Passing by Nella Larsen
I am starting a classics book club at the public library I work at and this was our February pick. Passing is a very internal book, fully inside the mind of Irene Redfield, a light-skinned black woman living in 1920s Harlem. The book begins with her encounter of an old childhood friend, Clare Kendry. Clare is also light-skinned like Irene, but has chosen to “pass” for white. Clare continues to haunt Irene, like a vampiric doppelganger infiltrating her life. Clare wants access to Irene’s blackness, without having to actually live with the reality of it, a prophetic analogy for the future of race relations in America. The subtle ambiguities in the novel will make for great book group discussion.
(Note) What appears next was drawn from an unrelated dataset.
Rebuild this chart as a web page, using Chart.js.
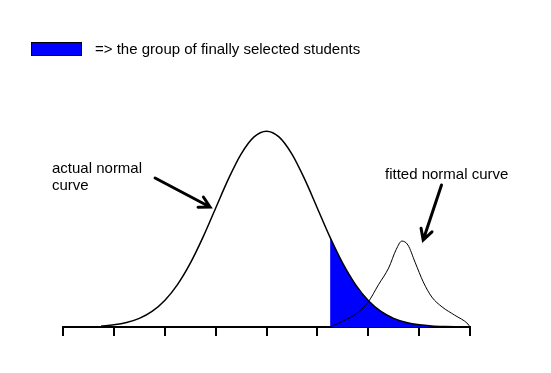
<!DOCTYPE html>
<html>
<head>
<meta charset="utf-8">
<script src="https://cdn.jsdelivr.net/npm/chart.js@4/dist/chart.umd.min.js"></script>
<style>
  html, body { margin: 0; padding: 0; background: #fff; }
  canvas { display: block; }
</style>
</head>
<body>
<canvas id="myChart" width="551" height="373"></canvas>
<script>
// score axis runs 0..8, one tick per unit
var tickValues = [0, 1, 2, 3, 4, 5, 6, 7, 8];

// actual normal curve
var actualX = [0.75, 1, 1.25, 1.5, 1.75, 2, 2.25, 2.5, 2.75, 3, 3.25, 3.5, 3.75, 4,
    4.25, 4.5, 4.75, 5, 5.25, 5.5, 5.75, 6, 6.25, 6.5, 6.75, 7, 7.25, 7.5, 7.75, 8];
var actualY = [0.002, 0.0044, 0.0091, 0.0175, 0.0317, 0.054, 0.0863, 0.1295, 0.1826, 0.242, 0.3011, 0.3521, 0.3867, 0.3989,
    0.3867, 0.3521, 0.3011, 0.242, 0.1826, 0.1295, 0.0863, 0.054, 0.0317, 0.0175, 0.0091, 0.0044, 0.002, 0.0009, 0.0004, 0.0001];

// selected group = tail of the actual curve, from the cut-off on
var cutOff = 5.25;

// fitted normal curve
var fittedX = [5.25, 5.5, 5.75, 6, 6.2, 6.4, 6.55, 6.66, 6.78, 6.92, 7.08, 7.25, 7.45, 7.7, 7.96, 8];
var fittedY = [0, 0.012, 0.026, 0.051, 0.086, 0.12, 0.158, 0.175, 0.167, 0.132, 0.092, 0.061, 0.041, 0.024, 0.006, 0];

function toPoints(xs, ys, from) {
    var pts = [];
    for (var i = 0; i < xs.length; i++) {
        if (from == null || xs[i] >= from) {
            pts.push({ x: xs[i], y: ys[i] });
        }
    }
    return pts;
}

const FONT = "Liberation Sans, Arial, sans-serif";

// texts, legend box and arrows
var notes = {
    id: "notes",
    afterDatasetsDraw: function (chart) {
        var ctx = chart.ctx;
        var xs = chart.scales.x, ys = chart.scales.y;
        ctx.save();

        // legend
        ctx.fillStyle = "#0000ff";
        ctx.fillRect(31, 42, 51, 14);
        ctx.strokeStyle = "#000";
        ctx.lineWidth = 1;
        ctx.strokeRect(31.5, 42.5, 50, 13);
        ctx.fillStyle = "#000";
        ctx.font = "15px " + FONT;
        ctx.textBaseline = "alphabetic";
        ctx.fillText("=> the group of finally selected students", 95, 54);

        ctx.fillText("actual normal", 52, 173);
        ctx.fillText("curve", 52, 190);
        ctx.fillText("fitted normal curve", 385, 179);

        function arrow(x0, y0, x1, y1) {
            var px0 = xs.getPixelForValue(x0), py0 = ys.getPixelForValue(y0);
            var px1 = xs.getPixelForValue(x1), py1 = ys.getPixelForValue(y1);
            var a = Math.atan2(py1 - py0, px1 - px0);
            var len = 12, spread = 0.5;
            ctx.strokeStyle = "#000";
            ctx.lineWidth = 3;
            ctx.lineCap = "round";
            ctx.beginPath();
            ctx.moveTo(px0, py0);
            ctx.lineTo(px1, py1);
            ctx.moveTo(px1 - len * Math.cos(a - spread), py1 - len * Math.sin(a - spread));
            ctx.lineTo(px1, py1);
            ctx.lineTo(px1 - len * Math.cos(a + spread), py1 - len * Math.sin(a + spread));
            ctx.stroke();
        }
        arrow(1.81, 0.3035, 2.89, 0.2444);
        arrow(7.44, 0.2892, 7.08, 0.1772);

        ctx.restore();
    }
};

var config = {
    type: "line",
    data: {
        datasets: [
            {
                label: "selected",
                data: toPoints(actualX, actualY, cutOff),
                borderWidth: 0,
                pointRadius: 0,
                backgroundColor: "#0000ff",
                fill: "origin",
                cubicInterpolationMode: "monotone",
                order: 3
            },
            {
                label: "actual normal curve",
                data: toPoints(actualX, actualY),
                borderColor: "#000",
                borderWidth: 1.5,
                pointRadius: 0,
                fill: false,
                cubicInterpolationMode: "monotone",
                order: 2
            },
            {
                label: "fitted normal curve",
                data: toPoints(fittedX, fittedY),
                borderColor: "#000",
                borderWidth: 1,
                pointRadius: 0,
                fill: false,
                cubicInterpolationMode: "monotone",
                order: 1
            }
        ]
    },
    options: {
        responsive: false,
        animation: false,
        layout: { padding: { left: 63, right: 81, top: 81.5, bottom: 37 } },
        plugins: { legend: { display: false }, tooltip: { enabled: false } },
        scales: {
            x: {
                type: "linear",
                min: tickValues[0],
                max: tickValues[tickValues.length - 1],
                afterBuildTicks: function (scale) {
                    scale.ticks = tickValues.map(function (v) { return { value: v }; });
                },
                border: { display: true, color: "#000", width: 2 },
                grid: { drawOnChartArea: false, drawTicks: true, tickLength: 9, color: "#000", lineWidth: 2 },
                ticks: { display: false }
            },
            y: {
                display: false,
                min: 0,
                max: 0.5
            }
        }
    },
    plugins: [notes]
};

var myChart = new Chart(document.getElementById("myChart"), config);
</script>
</body>
</html>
Deep Cuts by Holly Brinkley (audiobook)
Another contemporary, romance-adjacent audiobook! I tried to read the physical copy of this sometime last year, but could not stomach the prose or the plot (too much corny cheese for me unfortunately). I saw it was being made into an A24 movie recently so I thought I would give it another shot, but in audiobook format this time. It was still hard to stomach, and yet I listened to the whole entire thing. I think it was the heavy nostalgia for the early 2000s indie music scene that got me hooked. I didn’t really care for the characters or the plot or the romance, but I did need to listen long enough for the term “indie sleaze” to be mentioned. The book was meh, but it got me listening to Modest Mouse again so it wasn’t a total wash.
So that was January. Here’s my potential February lineup, what do we think?
Thanks for reading!
-J













I’m rereading Passing for the 3rd time right now. Such a fascinating book.
What a great January wrap-up—and reminder that I need to get back into audiobooks again!! Your February lineup looks great too, enjoy Orlanda!